Home-seekers need govt protection

HARARE - Reports that the City of Mutare is planning to raze down a slum dwelling in Chikanga high density suburb — an issue which Transparency International Zimbabwe has taken to court — follow the demolition of homes on a 70-hectare piece of land owned by Bak Storage along the Harare-Masvingo highway that left 3 000 families homeless last month.

No one has thought about the plight of the families that were left in the open when the owners rolled in excavators, armed with a High Court order, and knocked down the structures along with their contents.

The affected families will be exposed to the vagaries of the weather — known to be very unfriendly during this time of the year when the rains usually come.

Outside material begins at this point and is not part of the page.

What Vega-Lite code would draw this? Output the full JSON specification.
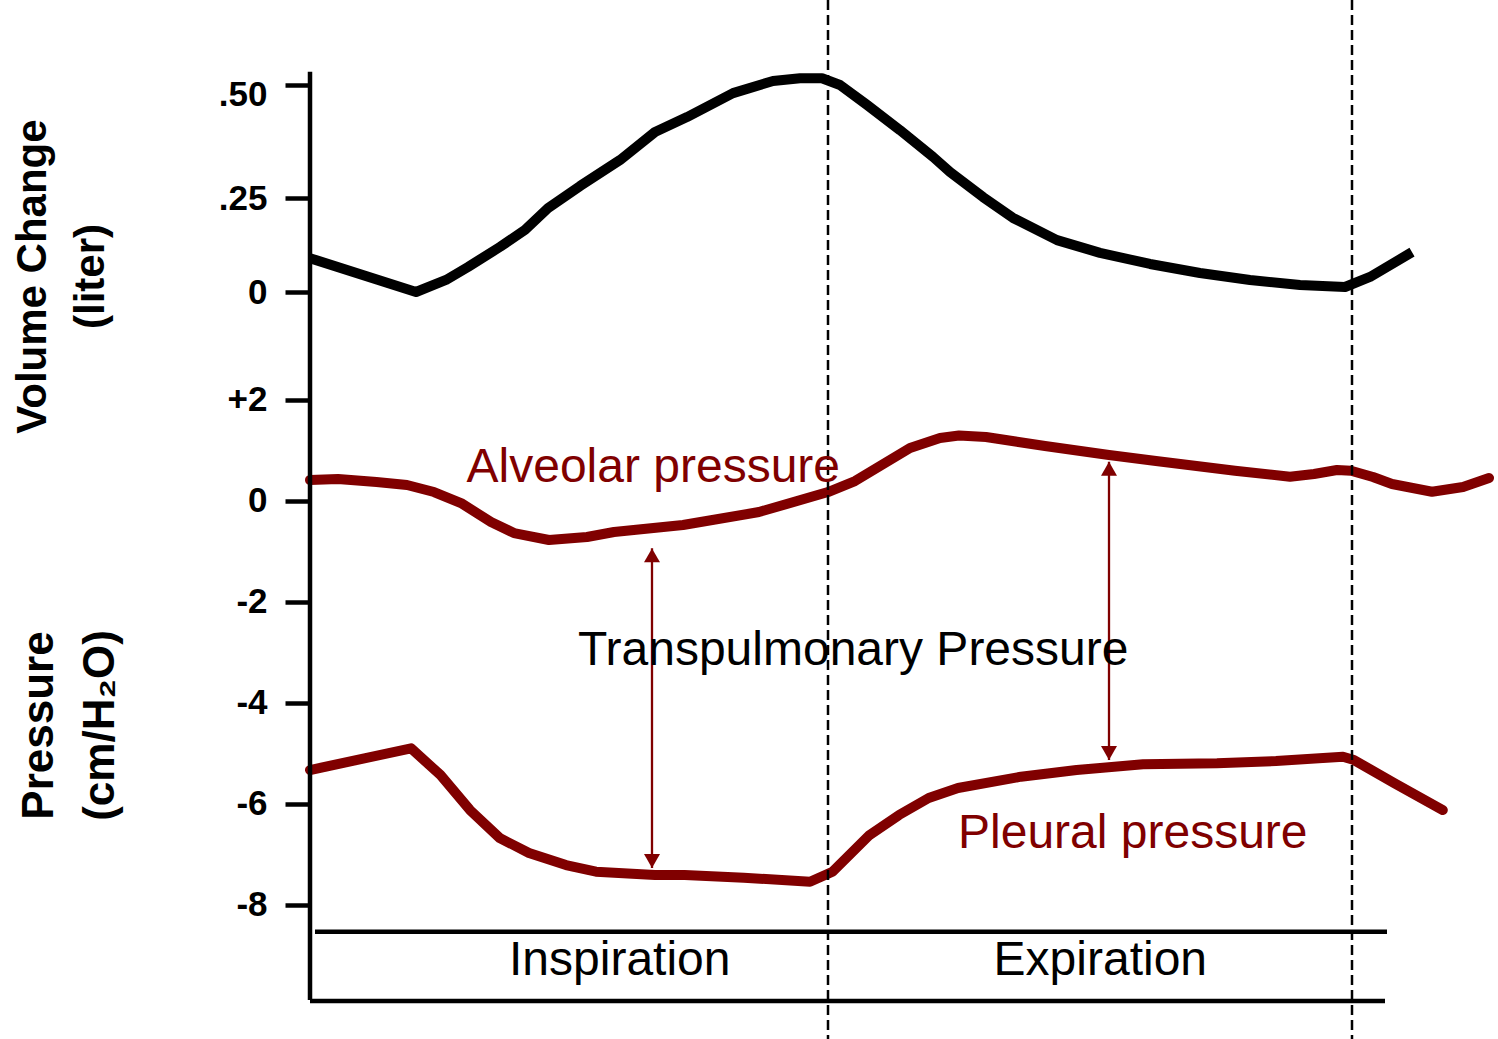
{
  "$schema": "https://vega.github.io/schema/vega-lite/v6.json",
  "width": 1188,
  "height": 1039,
  "autosize": "none",
  "padding": {"left": 310, "top": 0, "right": 0, "bottom": 0},
  "background": "white",
  "config": {"view": {"stroke": null}, "font": "Liberation Sans"},
  "datasets": {
    "volume": [
      {"t": 0, "v": 0.09}, {"t": 0.53, "v": 0}, {"t": 0.68, "v": 0.032}, {"t": 0.79, "v": 0.0665},
      {"t": 0.95, "v": 0.12}, {"t": 1.075, "v": 0.165}, {"t": 1.19, "v": 0.223}, {"t": 1.35, "v": 0.2765},
      {"t": 1.55, "v": 0.334}, {"t": 1.725, "v": 0.396}, {"t": 1.885, "v": 0.429}, {"t": 2.115, "v": 0.482},
      {"t": 2.315, "v": 0.509}, {"t": 2.45, "v": 0.515}, {"t": 2.56, "v": 0.515}, {"t": 2.65, "v": 0.5},
      {"t": 2.785, "v": 0.456}, {"t": 2.95, "v": 0.4}, {"t": 3.115, "v": 0.341}, {"t": 3.2, "v": 0.3075},
      {"t": 3.365, "v": 0.252}, {"t": 3.515, "v": 0.197}, {"t": 3.735, "v": 0.138}, {"t": 3.95, "v": 0.104},
      {"t": 4.2, "v": 0.0745}, {"t": 4.45, "v": 0.0505}, {"t": 4.7, "v": 0.032}, {"t": 4.95, "v": 0.0186},
      {"t": 5.175, "v": 0.0133}, {"t": 5.3, "v": 0.04}, {"t": 5.51, "v": 0.106}
    ],
    "pressure": [
      {"series": "Alveolar", "t": 0, "p": 0.406}, {"series": "Alveolar", "t": 0.14, "p": 0.426},
      {"series": "Alveolar", "t": 0.3325, "p": 0.366}, {"series": "Alveolar", "t": 0.485, "p": 0.307},
      {"series": "Alveolar", "t": 0.62, "p": 0.168}, {"series": "Alveolar", "t": 0.755, "p": -0.05},
      {"series": "Alveolar", "t": 0.905, "p": -0.426}, {"series": "Alveolar", "t": 1.02, "p": -0.644},
      {"series": "Alveolar", "t": 1.195, "p": -0.782}, {"series": "Alveolar", "t": 1.385, "p": -0.723},
      {"series": "Alveolar", "t": 1.52, "p": -0.624}, {"series": "Alveolar", "t": 1.865, "p": -0.485},
      {"series": "Alveolar", "t": 2.245, "p": -0.228}, {"series": "Alveolar", "t": 2.59, "p": 0.168},
      {"series": "Alveolar", "t": 2.725, "p": 0.386}, {"series": "Alveolar", "t": 2.85, "p": 0.683},
      {"series": "Alveolar", "t": 3.0, "p": 1.04}, {"series": "Alveolar", "t": 3.15, "p": 1.238},
      {"series": "Alveolar", "t": 3.245, "p": 1.287}, {"series": "Alveolar", "t": 3.38, "p": 1.257},
      {"series": "Alveolar", "t": 3.675, "p": 1.079}, {"series": "Alveolar", "t": 3.995, "p": 0.901},
      {"series": "Alveolar", "t": 4.23, "p": 0.782}, {"series": "Alveolar", "t": 4.625, "p": 0.59},
      {"series": "Alveolar", "t": 4.9, "p": 0.471}, {"series": "Alveolar", "t": 5.02, "p": 0.525},
      {"series": "Alveolar", "t": 5.135, "p": 0.604}, {"series": "Alveolar", "t": 5.205, "p": 0.59},
      {"series": "Alveolar", "t": 5.315, "p": 0.465}, {"series": "Alveolar", "t": 5.41, "p": 0.327},
      {"series": "Alveolar", "t": 5.61, "p": 0.174}, {"series": "Alveolar", "t": 5.765, "p": 0.267},
      {"series": "Alveolar", "t": 5.895, "p": 0.446},
      {"series": "Pleural", "t": 0, "p": -5.337}, {"series": "Pleural", "t": 0.505, "p": -4.907},
      {"series": "Pleural", "t": 0.6525, "p": -5.436}, {"series": "Pleural", "t": 0.8, "p": -6.129},
      {"series": "Pleural", "t": 0.9485, "p": -6.683}, {"series": "Pleural", "t": 1.095, "p": -6.98},
      {"series": "Pleural", "t": 1.28, "p": -7.218}, {"series": "Pleural", "t": 1.43, "p": -7.35},
      {"series": "Pleural", "t": 1.725, "p": -7.416}, {"series": "Pleural", "t": 1.873, "p": -7.416},
      {"series": "Pleural", "t": 2.169, "p": -7.469}, {"series": "Pleural", "t": 2.5, "p": -7.549},
      {"series": "Pleural", "t": 2.6125, "p": -7.35}, {"series": "Pleural", "t": 2.7975, "p": -6.624},
      {"series": "Pleural", "t": 2.945, "p": -6.228}, {"series": "Pleural", "t": 3.0935, "p": -5.891},
      {"series": "Pleural", "t": 3.24, "p": -5.693}, {"series": "Pleural", "t": 3.555, "p": -5.469},
      {"series": "Pleural", "t": 3.833, "p": -5.337}, {"series": "Pleural", "t": 4.165, "p": -5.224},
      {"series": "Pleural", "t": 4.535, "p": -5.204}, {"series": "Pleural", "t": 4.83, "p": -5.158},
      {"series": "Pleural", "t": 5.165, "p": -5.073}, {"series": "Pleural", "t": 5.22, "p": -5.139},
      {"series": "Pleural", "t": 5.4235, "p": -5.6}, {"series": "Pleural", "t": 5.664, "p": -6.129}
    ],
    "phases": [{"t": 2.59}, {"t": 5.21}],
    "axisline": [{"t": 0, "p1": 8.491, "p2": -9.891}],
    "baselines": [
      {"t1": 0.025, "t2": 5.385, "p": -8.539},
      {"t1": 0, "t2": 5.375, "p": -9.911}
    ],
    "arrows": [
      {"t": 1.71, "top": -0.947, "bottom": -7.277},
      {"t": 3.995, "top": 0.768, "bottom": -5.139}
    ],
    "labels": [
      {"label": "Alveolar pressure", "t": 0.7825, "p": 0.372, "kind": "curve label"},
      {"label": "Pleural pressure", "t": 3.24, "p": -6.887, "kind": "curve label"},
      {"label": "Transpulmonary Pressure", "t": 1.34, "p": -3.257, "kind": "annotation"},
      {"label": "Inspiration", "t": 0.995, "p": -9.396, "kind": "annotation"},
      {"label": "Expiration", "t": 3.418, "p": -9.396, "kind": "annotation"}
    ]
  },
  "layer": [
    {
      "data": {"name": "volume"},
      "mark": {"type": "line", "color": "black", "strokeWidth": 10, "strokeCap": "butt", "strokeJoin": "round"},
      "encoding": {
        "x": {"field": "t", "type": "quantitative", "scale": {"domain": [0, 5.94], "nice": false, "zero": false}, "axis": null},
        "y": {
          "field": "v", "type": "quantitative",
          "scale": {"domain": [0, 0.25, 0.5], "range": [292, 198, 85], "nice": false, "zero": false},
          "axis": {
            "orient": "left", "values": [0, 0.25, 0.5],
            "labelExpr": "datum.value == 0.5 ? '.50' : datum.value == 0.25 ? '.25' : '0'",
            "domain": false, "grid": false, "ticks": true, "tickSize": 25, "tickWidth": 4.5, "tickColor": "black",
            "labelFontSize": 35, "labelFontWeight": "bold", "labelColor": "black", "labelPadding": 18,
            "labelOffset": {"condition": {"test": "datum.value == 0.5", "value": 9}, "value": 0},
            "labelFlush": false, "labelOverlap": false, "labelBound": false,
            "title": ["Volume Change", "(liter)"],
            "titleFontSize": 42, "titleFontWeight": "bold", "titleColor": "black",
            "titleAngle": 270, "titleAlign": "center", "titleBaseline": "middle", "titleLineHeight": 58,
            "titleX": -278, "titleY": 276
          }
        }
      }
    },
    {
      "layer": [
        {
          "data": {"name": "pressure"},
          "mark": {"type": "line", "color": "#800000", "strokeWidth": 10, "strokeCap": "round", "strokeJoin": "round"},
          "encoding": {
            "x": {"field": "t", "type": "quantitative", "scale": {"domain": [0, 5.94], "nice": false, "zero": false}, "axis": null},
            "y": {
              "field": "p", "type": "quantitative",
              "scale": {"domain": [-10.663, 9.911], "nice": false, "zero": false},
              "axis": {
                "orient": "left", "values": [2, 0, -2, -4, -6, -8],
                "labelExpr": "datum.value > 0 ? '+' + datum.value : '' + datum.value",
                "domain": false, "grid": false, "ticks": true, "tickSize": 25, "tickWidth": 4.5, "tickColor": "black",
                "labelFontSize": 35, "labelFontWeight": "bold", "labelColor": "black", "labelPadding": 18,
                "labelFlush": false, "labelOverlap": false, "labelBound": false,
                "title": ["Pressure", "(cm/H₂O)"],
                "titleFontSize": 44, "titleFontWeight": "bold", "titleColor": "black",
                "titleAngle": 270, "titleAlign": "center", "titleBaseline": "middle", "titleLineHeight": 61,
                "titleX": -271, "titleY": 725
              }
            },
            "detail": {"field": "series", "type": "nominal"}
          }
        },
        {
          "data": {"name": "phases"},
          "mark": {"type": "rule", "color": "black", "strokeWidth": 2.5, "strokeDash": [10, 5]},
          "encoding": {
            "x": {"field": "t", "type": "quantitative", "scale": {"domain": [0, 5.94], "nice": false, "zero": false}, "axis": null}
          }
        },
        {
          "data": {"name": "axisline"},
          "mark": {"type": "rule", "color": "black", "strokeWidth": 4.5},
          "encoding": {
            "x": {"field": "t", "type": "quantitative", "scale": {"domain": [0, 5.94], "nice": false, "zero": false}, "axis": null},
            "y": {"field": "p1", "type": "quantitative", "scale": {"domain": [-10.663, 9.911], "nice": false, "zero": false}},
            "y2": {"field": "p2"}
          }
        },
        {
          "data": {"name": "baselines"},
          "mark": {"type": "rule", "color": "black", "strokeWidth": 4.5},
          "encoding": {
            "x": {"field": "t1", "type": "quantitative", "scale": {"domain": [0, 5.94], "nice": false, "zero": false}, "axis": null},
            "x2": {"field": "t2"},
            "y": {"field": "p", "type": "quantitative", "scale": {"domain": [-10.663, 9.911], "nice": false, "zero": false}}
          }
        },
        {
          "data": {"name": "arrows"},
          "mark": {"type": "rule", "color": "#800000", "strokeWidth": 2.3},
          "encoding": {
            "x": {"field": "t", "type": "quantitative", "scale": {"domain": [0, 5.94], "nice": false, "zero": false}, "axis": null},
            "y": {"field": "top", "type": "quantitative", "scale": {"domain": [-10.663, 9.911], "nice": false, "zero": false}},
            "y2": {"field": "bottom"}
          }
        },
        {
          "data": {"name": "arrows"},
          "mark": {"type": "point", "shape": "triangle-up", "filled": true, "size": 256, "color": "#800000", "opacity": 1, "yOffset": 7},
          "encoding": {
            "x": {"field": "t", "type": "quantitative", "scale": {"domain": [0, 5.94], "nice": false, "zero": false}, "axis": null},
            "y": {"field": "top", "type": "quantitative", "scale": {"domain": [-10.663, 9.911], "nice": false, "zero": false}}
          }
        },
        {
          "data": {"name": "arrows"},
          "mark": {"type": "point", "shape": "triangle-down", "filled": true, "size": 256, "color": "#800000", "opacity": 1, "yOffset": -7},
          "encoding": {
            "x": {"field": "t", "type": "quantitative", "scale": {"domain": [0, 5.94], "nice": false, "zero": false}, "axis": null},
            "y": {"field": "bottom", "type": "quantitative", "scale": {"domain": [-10.663, 9.911], "nice": false, "zero": false}}
          }
        },
        {
          "data": {"name": "labels"},
          "mark": {"type": "text", "align": "left", "baseline": "alphabetic", "fontSize": 48, "font": "Liberation Sans"},
          "encoding": {
            "x": {"field": "t", "type": "quantitative", "scale": {"domain": [0, 5.94], "nice": false, "zero": false}, "axis": null},
            "y": {"field": "p", "type": "quantitative", "scale": {"domain": [-10.663, 9.911], "nice": false, "zero": false}},
            "text": {"field": "label"},
            "color": {"field": "kind", "type": "nominal", "scale": {"domain": ["curve label", "annotation"], "range": ["#800000", "#000000"]}, "legend": null}
          }
        }
      ]
    }
  ],
  "resolve": {"scale": {"y": "independent"}, "axis": {"y": "independent"}}
}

While they may be legally right in demolishing the settlements — which they deem illegal — it is important to arrange alternative shelter for the residents, a right enshrined in the Constitution.

In the Mutare case, the city fathers have criticised the Chikanga temporary structures as being unsightly, unhygienic and unregulated.

They argue that they are entitled to raze them because they were built illegally and adequate notice had been given to the owners of the pending demolitions.

The Homeless People’s Federation of Dangamvura allegedly swindled the owners of the Chikanga structures.

Land barons have been on the prowl for too long and they have fleeced thousands of desperate home-seekers of their hard-earned cash who pay in the hope of owning a residential stand of their own.

Government has not gone beyond threatening to arrest land barons, the majority of whom have gone scot-free despite overwhelming evidence against them.

Sterner action is needed in dealing with these fraudsters who prey on people’s desperation.

Home-seekers also need to be circumspect when sourcing residential stands, by consulting the municipal authority of the area in question, whose officers would know whether the land is private property or is earmarked for housing development.

Owning a residential stand for the poor, especially in urban areas is cumbersome, with home-seekers turning to easy shortcuts that expose them to marauding fraudsters.

Meanwhile, housing waiting lists, including those for growth points, keep swelling while no one gets allocated a residential stand.

The few that get first priority either are cash-rich and pay their way through or are well-connected.

Something has to be done, and urgently too, to ensure that owning a residential property anywhere in the country is made easy.

This will not leave room for the ever-scheming land barons and politicians who take advantage of people’s desperation.

There is need, therefore, for government to take the issue seriously and protect home-seekers.